Articles in this category often report on/assess innovative classroom strategies. The journal particularly values articles which offer samples of student work to further discussion of a lesson’s successes (and, yes, its limits) or to support claims about the way students learn history. We urge authors to discuss in some depth the way that particular ideas are translated into action in the classroom. A useful example of this is Rajeshwari Dutt’s article, “Art in the Teaching of World History in the STEM Classroom: India’s Institutes of Technology as a Case Study,” which was published in World History Connected 16, No. 3: Fall 2019 at

Other subjects to consider—Curriculum and assessment: how can teachers design curriculum and assessment to integrate current scholarship with effective teaching prac-tice? Student learning and construction of knowledge: what can teachers do to improve student learning? Point of View: Teachers and scholars often differ on central questions of importance to world history education. Also, how can students best learn? How can classrooms most effectively deal with controversial issues?

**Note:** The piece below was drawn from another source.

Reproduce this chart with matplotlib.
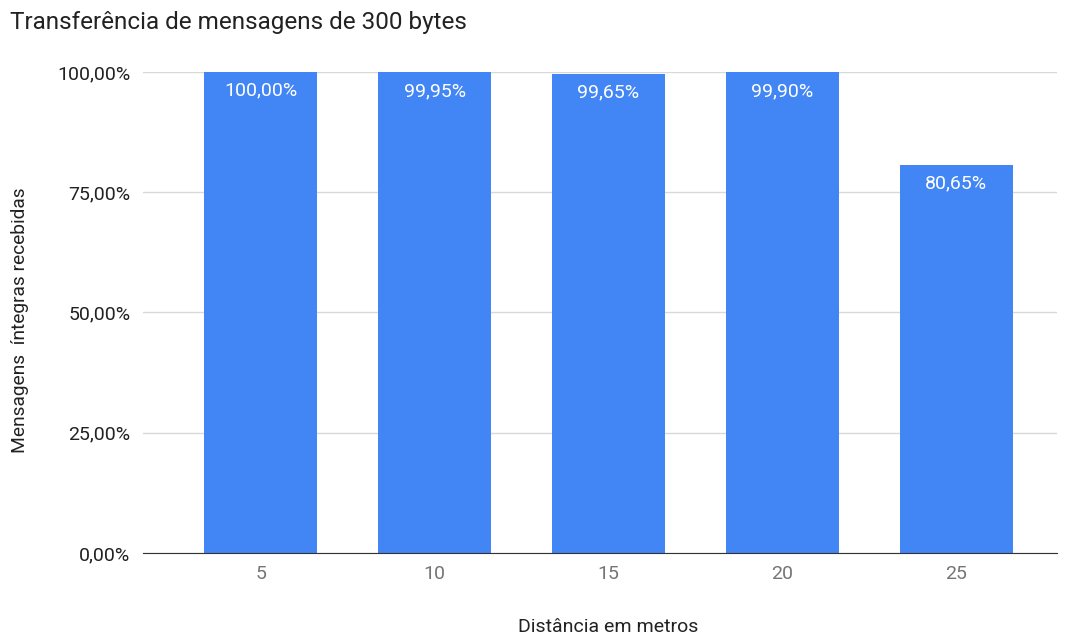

To what extent should world history teachers welcome standardized exams? What is the ideal balance between teaching skills and teaching content?

Book Reviews

Book Review Guidelines:

Book review correspondence should be directed to the journal’s Book Review editor, Gina Bennett, at 

Works under review. Authors who are reviewing books should cite the work under review at the head of the review essay. Include the author’s name, the title, the place of publication and publication house, the date of publication, the number of pages, the price, and the binding, as in the following example: J. R. McNeill and William McNeill, The Human Web: A Bird’s Eye View of World History. New York: W. W. Norton, 2003. Pp. xviii + 350. $27.95 (cloth).